Fortunatamente per loro, i baltici non erano soli nel loro desiderio di migliorare la loro sicurezza e unirsi alla NATO (anche se senza promesse). I paesi nordici, in particolare la Danimarca membro NATO, desiderava aiutarli. La Danimarca, insieme agli altri paesi nordici, firmarono nel novembre 1991 la Dichiarazione di Mariehamn, che affermava:
“I paesi nordici dovrebbero cercare attivamente di influenzare gli sviluppi europei e di altro tipo… nel Mar Baltico e nella regione baltica”.

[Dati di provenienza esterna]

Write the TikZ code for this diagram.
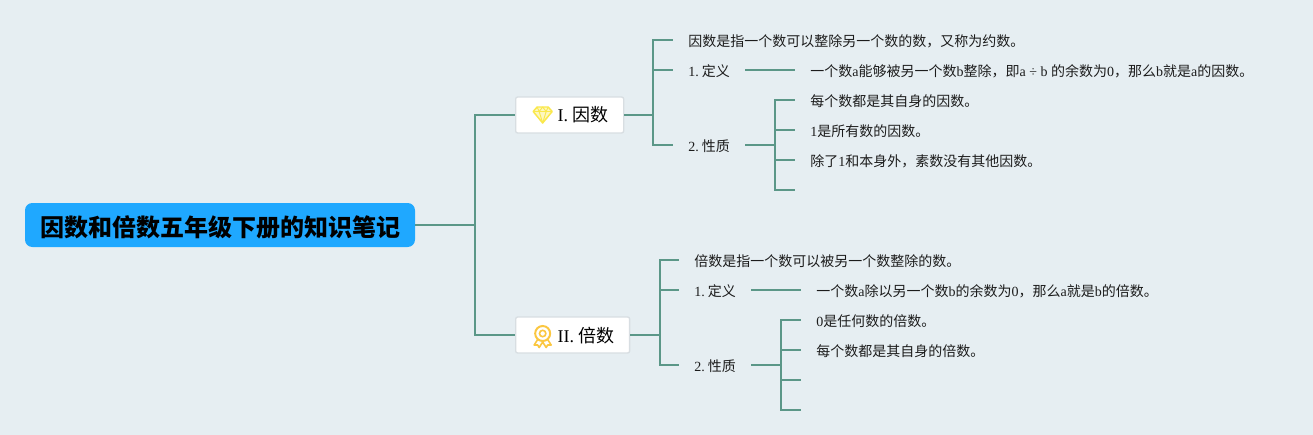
\documentclass[tikz,border=0pt]{standalone}
\usepackage{fontspec}
\setmainfont{Liberation Serif}
\newfontfamily\cjk{Noto Sans CJK SC}
\usetikzlibrary{positioning}
\definecolor{pagebg}{HTML}{E6EEF2}
\definecolor{rootblue}{HTML}{1FA8FF}
\definecolor{linegreen}{HTML}{5B9788}
\definecolor{topicedge}{HTML}{D8DEE2}
\definecolor{gemyellow}{HTML}{FAE84C}
\definecolor{medalgold}{HTML}{FBC741}
\definecolor{inktext}{HTML}{1C1C1C}
\newcommand{\lat}[1]{{\rmfamily #1}}
\tikzset{
  rootbox/.style={rectangle, rounded corners=5.5pt, fill=rootblue, text=black,
    font=\cjk\bfseries\fontsize{18}{20}\selectfont, minimum width=292.5pt,
    minimum height=33pt, inner sep=0pt, text height=19pt, text depth=2.2pt},
  topicbox/.style={rectangle, rounded corners=1.5pt, draw=topicedge, line width=1pt, fill=white,
    text=black, font=\cjk\fontsize{13.5}{16}\selectfont, minimum height=27pt,
    inner xsep=11.25pt, inner ysep=0pt, text height=12pt, text depth=1.5pt},
  leaf/.style={rectangle, text=inktext, font=\cjk\fontsize{10.5}{12}\selectfont,
    inner xsep=11.25pt, inner ysep=0pt, text height=11pt, text depth=1.5pt},
  branch/.style={draw=linegreen, line width=1.5pt},
  gemicon/.pic={
    \draw[gemyellow, line width=1.1pt, line join=round, fill=gemyellow!35]
      (-5.5,-8) -- (5.5,-8) -- (9.5,-3.5) -- (0,8) -- (-9.5,-3.5) -- cycle;
    \draw[gemyellow, line width=0.7pt, line join=round]
      (-9.5,-3.5) -- (9.5,-3.5) (-5.5,-8) -- (-3.5,-3.5) -- (0,8) -- (3.5,-3.5) -- (5.5,-8)
      (-3.5,-3.5) -- (0,-8) -- (3.5,-3.5);
  },
  medalicon/.pic={
    \draw[medalgold, line width=1.2pt, line join=round, fill=white]
      (-4,3) -- (-8.5,10) -- (-5,10) -- (-3.5,12.5) -- (0,7) -- (3.5,12.5) -- (5,10) -- (8.5,10) -- (4,3);
    \draw[medalgold, line width=1.5pt, fill=white] (0,-1.5) circle (7.5);
    \draw[medalgold, line width=1.2pt] (0,-1.5) circle (3.2);
  }
}
\begin{document}
\begin{tikzpicture}[x=0.75pt, y=-0.75pt]
  \fill[pagebg] (0,0) rectangle (1313,435);
  \useasboundingbox (0,0) rectangle (1313,435);
  % root and the two topics
  \node[rootbox] (root) at (220,225) {因数和倍数五年级下册的知识笔记};
  \node[topicbox, anchor=west] (yinshu) at (515,115) {\hspace*{20.25pt}\lat{I. }因数};
  \node[topicbox, below=165pt of yinshu.west, anchor=west] (beishu) {\hspace*{20.25pt}\lat{II. }倍数};
  \pic at ([xshift=20.75pt]yinshu.west) {gemicon};
  \pic at ([xshift=20.75pt]beishu.west) {medalicon};
  % first topic
  \node[leaf, anchor=west] (ameaning) at (673,40) {因数是指一个数可以整除另一个数的数，又称为约数。};
  \node[leaf, below=22.5pt of ameaning.west, anchor=west] (adef) {\lat{1.}\hspace{2.35pt}定义};
  \node[leaf, below=56.25pt of adef.west, anchor=west] (aprop) {\lat{2.}\hspace{2.35pt}性质};
  \node[leaf, right=37.5pt of adef.east, anchor=west] (adeftext) {一个数\lat{a}能够被另一个数\lat{b}整除，即\lat{a ÷ b }的余数为\lat{0}，那么\lat{b}就是\lat{a}的因数。};
  \node[leaf, anchor=west] (apropa) at (795,100) {每个数都是其自身的因数。};
  \node[leaf, below=22.5pt of apropa.west, anchor=west] (apropb) {\lat{1}是所有数的因数。};
  \node[leaf, below=22.5pt of apropb.west, anchor=west] (apropc) {除了\lat{1}和本身外，素数没有其他因数。};
  \coordinate[below=22.5pt of apropc.west] (apropd);
  % second topic
  \node[leaf, anchor=west] (bmeaning) at (679,260) {倍数是指一个数可以被另一个数整除的数。};
  \node[leaf, below=22.5pt of bmeaning.west, anchor=west] (bdef) {\lat{1.}\hspace{2.35pt}定义};
  \node[leaf, below=56.25pt of bdef.west, anchor=west] (bprop) {\lat{2.}\hspace{2.35pt}性质};
  \node[leaf, right=37.5pt of bdef.east, anchor=west] (bdeftext) {一个数\lat{a}除以另一个数\lat{b}的余数为\lat{0}，那么\lat{a}就是\lat{b}的倍数。};
  \node[leaf, anchor=west] (bpropa) at (801,320) {\lat{0}是任何数的倍数。};
  \node[leaf, below=22.5pt of bpropa.west, anchor=west] (bpropb) {每个数都是其自身的倍数。};
  \coordinate[below=22.5pt of bpropb.west] (bpropc);
  \coordinate[below=22.5pt of bpropc] (bpropd);
  % connectors
  \draw[branch] (root.east) -- +(60,0) |- (yinshu.west);
  \draw[branch] (root.east) -- +(60,0) |- (beishu.west);
  \draw[branch] (yinshu.east) -- +(29,0) |- (ameaning.west);
  \draw[branch] (yinshu.east) -- +(29,0) |- (adef.west);
  \draw[branch] (yinshu.east) -- +(29,0) |- (aprop.west);
  \draw[branch] (adef.east) -- (adeftext.west);
  \draw[branch] (aprop.east) -- +(30,0) |- (apropa.west);
  \draw[branch] (aprop.east) -- +(30,0) |- (apropb.west);
  \draw[branch] (aprop.east) -- +(30,0) |- (apropc.west);
  \draw[branch] (aprop.east) -- +(30,0) |- (apropd);
  \draw[branch] (beishu.east) -- +(30,0) |- (bmeaning.west);
  \draw[branch] (beishu.east) -- +(30,0) |- (bdef.west);
  \draw[branch] (beishu.east) -- +(30,0) |- (bprop.west);
  \draw[branch] (bdef.east) -- (bdeftext.west);
  \draw[branch] (bprop.east) -- +(30,0) |- (bpropa.west);
  \draw[branch] (bprop.east) -- +(30,0) |- (bpropb.west);
  \draw[branch] (bprop.east) -- +(30,0) |- (bpropc);
  \draw[branch] (bprop.east) -- +(30,0) |- (bpropd);
\end{tikzpicture}
\end{document}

In altre parole, gli stati baltici dell’ex Repubblica Sovietica non potevano essere lasciati soli. La Danimarca prese l’iniziativa (in particolare il ministro degli esteri danese, Uffe Ellemann-Jensen). L’obiettivo era che i baltici, se possibile, entrassero nella NATO.
Poiché l’adesione immediata non era possibile, un primo passo era che i paesi baltici dimostrassero il loro valore aggiunto come membri. Verso la metà degli anni ’90, a causa delle guerre jugoslave, la NATO si stava concentrando sul dispiegamento di operazioni di mantenimento della pace.
Ciò rappresentava un’opportunità. La Danimarca, con l’aiuto degli altri paesi nordici e di alcune altre nazioni come il Regno Unito, Estonia, Lettonia e Lituania hanno formato il Baltic Peacekeeping Battalion (BALTBAT).
Il BALTBAT permise agli stati baltici di raggiungere tre obiettivi. In primo luogo, di ricevere forniture occidentali per ricostituire le loro forze armate. Come disse Garry Johnson, comandante in capo delle forze alleate del Nord Europa: “Partivano da zero“.
In secondo luogo, consentì ai paesi baltici di addestrarsi in un’area che poteva essere percepita come preziosa per la NATO (e preziosa anche per la Russia, poiché il mantenimento della pace nei Balcani era una priorità). Il loro primo schieramento sul campo fu al fianco della Danimarca.
Terzo, segnalò agli Stati Uniti, che i paesi baltici potevano essere buoni alleati se ammessi alla NATO. Come osservato in un editoriale del 1999 sul giornale norvegese Aftenposten, “il BALTBAT funziona quasi come una scuola preparatoria per l’adesione alla NATO”
Ciò pose le basi per l’ingresso dei paesi baltici nel “Partenariato per la pace” e quindi nel “Piano d’azione per l’adesione”.
Dopo l’11 settembre 2001 e la guerra in Afghanistan, i paesi baltici erano ansiosi di partecipare all’ISAF. Al vertice della NATO di Praga nel 2002, i 19 membri NATO accettarono l’adesione dei paesi baltici alla missione.
In qualche modo, gli Stati baltici perseguirono la stessa strategia della Turchia negli anni ’50: intraprendere azioni costose per dimostrare la volontà di essere un buon alleato della NATO (cosa che
Marina Henke descrive nel suo libro Costructing Allied Cooperation. Ciò ha spinto gli Stati Uniti a non preoccuparsi più delle reazioni russe all’adesione dei baltici alla NATO.
In effetti, i funzionari statunitensi avevano cambiato idea sulla questione alla fine degli anni ’90. Come ha osservato il vice segretario di stato degli Stati Uniti Strobe Talbott durante un discorso del 1997 a Stanford: “Senza mezzi termini, i russi devono superare la nevralgia su questo argomento”.
Quindi è così che sono “entrati” i Baltici. Come Andris Banca ha scritto per WarOnTheRocks nel 2019: “I paesi baltici si sono giocati loro la mano con maestria”. Un aiuto dalla Danimarca, alcune circostanze fortunate e molte iniziative di politica estera hanno permesso agli Stati baltici di essere le prime (e con molta probabilità le ultime) ex repubbliche sovietiche ad entrare nella NATO.